‘Entirely Unachievable’: Biden EPA Locks In Stringent Emissions Rule For Heavy-Duty Vehicles To Fight Climate Change

“ATA opposes this rule in its current form because the post-2030 targets remain entirely unachievable given the current state of zero-emission technology, the lack of charging infrastructure and restrictions on the power grid,” ATA President and CEO Chris Spear said in a statement. “Given the wide range of operations required of our industry to keep the economy running, a successful emission regulation must be technology neutral and cannot be one-size-fits-all. Any regulation that fails to account for the operational realities of trucking will set the industry and America’s supply chain up for failure.”

The ATA expressed concerns that the regulation will disrupt supply chains and how freight moves across the U.S. to the detriment of consumers.

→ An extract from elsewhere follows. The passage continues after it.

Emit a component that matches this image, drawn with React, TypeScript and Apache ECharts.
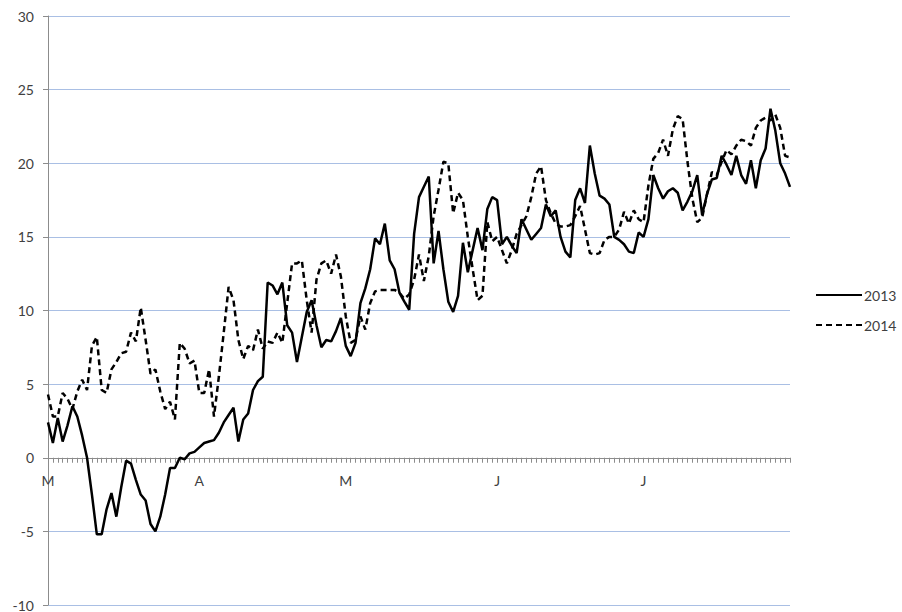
import React, { useEffect, useRef } from "react";
import * as echarts from "echarts";

// Month initials shown on the date axis, with the number of days in each month (March–July)
const monthLabels = ["M", "A", "M", "J", "J"];
const monthDays = [31, 30, 31, 30, 31];

// Daily mean temperature (°C), 1 March – 31 July
const temps2013 = [
  2.4, 1.0, 2.7, 1.1, 2.2, 3.5, 2.8, 1.5, 0.0, -2.5,
  -5.2, -5.2, -3.5, -2.4, -4.0, -2.0, -0.2, -0.4, -1.5, -2.5,
  -2.9, -4.5, -5.0, -4.0, -2.5, -0.7, -0.7, 0.0, -0.1, 0.3,
  0.4, 0.7, 1.0, 1.1, 1.2, 1.7, 2.4, 2.9, 3.4, 1.1,
  2.6, 3.0, 4.6, 5.2, 5.5, 11.9, 11.7, 11.1, 11.9, 9.0,
  8.5, 6.5, 8.2, 9.9, 10.7, 9.0, 7.5, 8.0, 7.9, 8.6,
  9.5, 7.6, 6.9, 7.8, 10.5, 11.5, 12.8, 14.9, 14.5, 15.9,
  13.4, 12.8, 11.2, 10.6, 10.05, 15.2, 17.7, 18.4, 19.1, 13.2,
  15.4, 12.8, 10.6, 9.9, 11.0, 14.6, 12.6, 14.1, 15.6, 14.1,
  16.9, 17.7, 17.5, 14.5, 15.0, 14.4, 13.9, 16.2, 15.5, 14.8,
  15.2, 15.6, 17.2, 16.4, 16.8, 15.0, 14.0, 13.6, 17.5, 18.3,
  17.3, 21.2, 19.3, 17.8, 17.6, 17.2, 15.0, 14.8, 14.5, 14.0,
  13.9, 15.3, 15.0, 16.2, 19.2, 18.3, 17.6, 18.1, 18.3, 18.0,
  16.8, 17.4, 18.1, 19.2, 16.5, 17.9, 18.9, 19.0, 20.5, 19.9,
  19.2, 20.5, 19.2, 18.6, 20.2, 18.3, 20.2, 21.0, 23.7, 22.2,
  20.0, 19.3, 18.4,
];

const temps2014 = [
  4.3, 2.8, 2.8, 4.4, 4.0, 3.3, 4.5, 5.3, 4.6, 7.6,
  8.2, 4.6, 4.4, 6.0, 6.5, 7.1, 7.2, 8.5, 7.9, 10.2,
  8.0, 5.7, 6.0, 4.5, 3.3, 3.8, 2.6, 7.8, 7.4, 6.4,
  6.6, 4.4, 4.4, 6.0, 2.8, 5.5, 8.5, 11.6, 10.7, 8.0,
  6.7, 7.6, 7.3, 8.7, 7.4, 7.9, 7.8, 8.5, 7.8, 10.5,
  13.2, 13.2, 13.4, 10.7, 8.5, 12.1, 13.2, 13.4, 12.5, 13.8,
  12.3, 9.6, 7.8, 8.0, 9.6, 8.7, 10.5, 11.3, 11.4, 11.4,
  11.4, 11.4, 11.2, 10.8, 11.1, 12.1, 13.8, 12.0, 13.7, 16.4,
  18.2, 20.1, 20.0, 16.6, 18.0, 17.5, 15.0, 12.8, 10.7, 11.0,
  16.0, 14.7, 15.0, 14.1, 13.2, 14.1, 15.2, 15.8, 16.4, 17.7,
  19.3, 19.8, 17.5, 16.6, 15.9, 15.7, 15.7, 15.8, 16.4, 17.1,
  15.5, 13.9, 13.8, 13.9, 14.8, 15.0, 15.0, 15.5, 16.7, 15.9,
  16.8, 16.2, 16.0, 18.5, 20.3, 20.7, 21.6, 20.5, 22.3, 23.2,
  23.0, 20.1, 17.6, 16.0, 16.3, 17.9, 19.4, 19.2, 20.1, 20.9,
  20.6, 21.2, 21.6, 21.5, 21.2, 22.4, 22.9, 23.1, 22.9, 23.3,
  22.4, 20.5, 20.4,
];

// Y axis ticks
const yMin = -10;
const yMax = 30;
const yStep = 5;

// One category per day; remember which ones start a month
const categories: string[] = [];
const monthStartLabel: Record<number, string> = {};
monthDays.forEach((n, m) => {
  monthStartLabel[categories.length] = monthLabels[m];
  for (let d = 1; d <= n; d++) categories.push(`${m + 3}/${d}`);
});

const FONT = "Lato, 'Open Sans', 'Liberation Sans', sans-serif";
const TEXT = "#404040";
const AXIS = "#8c8c8c";
const GRID = "#a9bfe4";

const W = 902;
const H = 612;
const GRID_TOP = 16;
const GRID_BOTTOM = 7;
const PLOT_H = H - GRID_TOP - GRID_BOTTOM;
// distance from the bottom of the plot up to the zero line, so the date axis sits on 0
const zeroOffset = (PLOT_H * (0 - yMin)) / (yMax - yMin);

export default function App() {
  const ref = useRef<HTMLDivElement>(null);

  useEffect(() => {
    if (!ref.current) return;
    const chart = echarts.init(ref.current, undefined, { renderer: "svg" });
    chart.setOption({
      animation: false,
      backgroundColor: "#ffffff",
      textStyle: { fontFamily: FONT },
      grid: { left: 48, right: 112, top: GRID_TOP, bottom: GRID_BOTTOM, containLabel: false },
      legend: {
        orient: "vertical",
        left: 815,
        top: 288,
        padding: 0,
        itemWidth: 46,
        itemHeight: 14,
        itemGap: 16,
        itemStyle: { opacity: 0 },
        textStyle: { fontFamily: FONT, fontSize: 14, color: TEXT, padding: [0, 0, 0, -3] },
        data: ["2013", "2014"],
      },
      xAxis: {
        type: "category",
        data: categories,
        boundaryGap: false,
        position: "bottom",
        offset: -zeroOffset,
        axisLine: { onZero: false, lineStyle: { color: AXIS, width: 1 } },
        axisTick: {
          show: true,
          interval: 0,
          length: 5,
          inside: false,
          lineStyle: { color: AXIS },
        },
        axisLabel: {
          interval: (i: number) => monthStartLabel[i] !== undefined,
          formatter: (_v: string, i: number) => monthStartLabel[i] ?? "",
          margin: 16,
          fontFamily: FONT,
          fontSize: 14,
          color: TEXT,
        },
        splitLine: { show: false },
      },
      yAxis: {
        type: "value",
        min: yMin,
        max: yMax,
        interval: yStep,
        axisLine: { show: true, onZero: false, lineStyle: { color: AXIS, width: 1 } },
        axisTick: { show: true, length: 5, lineStyle: { color: AXIS } },
        axisLabel: { margin: 14, fontFamily: FONT, fontSize: 14, color: TEXT },
        splitLine: { show: true, lineStyle: { color: GRID, width: 1 } },
      },
      series: [
        {
          name: "2013",
          type: "line",
          data: temps2013,
          symbol: "none",
          lineStyle: { color: "#000000", width: 2.5 },
          itemStyle: { color: "#000000" },
          z: 3,
        },
        {
          name: "2014",
          type: "line",
          data: temps2014,
          symbol: "none",
          lineStyle: { color: "#000000", width: 2.5, type: [6, 4] },
          itemStyle: { color: "#000000" },
          z: 2,
        },
      ],
    });
    return () => chart.dispose();
  }, []);

  return (
    <div
      ref={ref}
      style={{ position: "fixed", left: 0, top: 0, width: W, height: H }}
    />
  );
}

The trade group also suggested that the technologies which the EPA is counting on to replace diesel fuel — namely batteries and hydrogen power — are still “unproven.”

Currently, the share of all heavy-duty trucks sold in the U.S. that are EVs or fueled by zero-emission power was approximately 2%, according to the Times. The Biden administration recently released a report detailing its plans to build out a national EV charging network for trucking along America’s major commercial roadways in the coming years; the administration’s efforts to subsidize a national charging network for passenger EVs has rolled out slowly.

“This administration appears more focused on placating extreme environmental activists who have never been inside a truck than the small-business truckers who ensure that Americans have food in their grocery stores and clothes on their backs,” Todd Spencer, president of the Owner-Operator Independent Drivers Association, said in a statement addressing the EPA’s final rule.

The Biden EPA has now issued stringent tailpipe standards for light-, medium- and heavy-duty vehicles. The agency’s rules for light- and medium-duty vehicles will effectively require manufacturers to ensure that up to two-thirds of all new vehicles they sell by 2032.

Neither the EPA nor the White House responded immediately to requests for comment.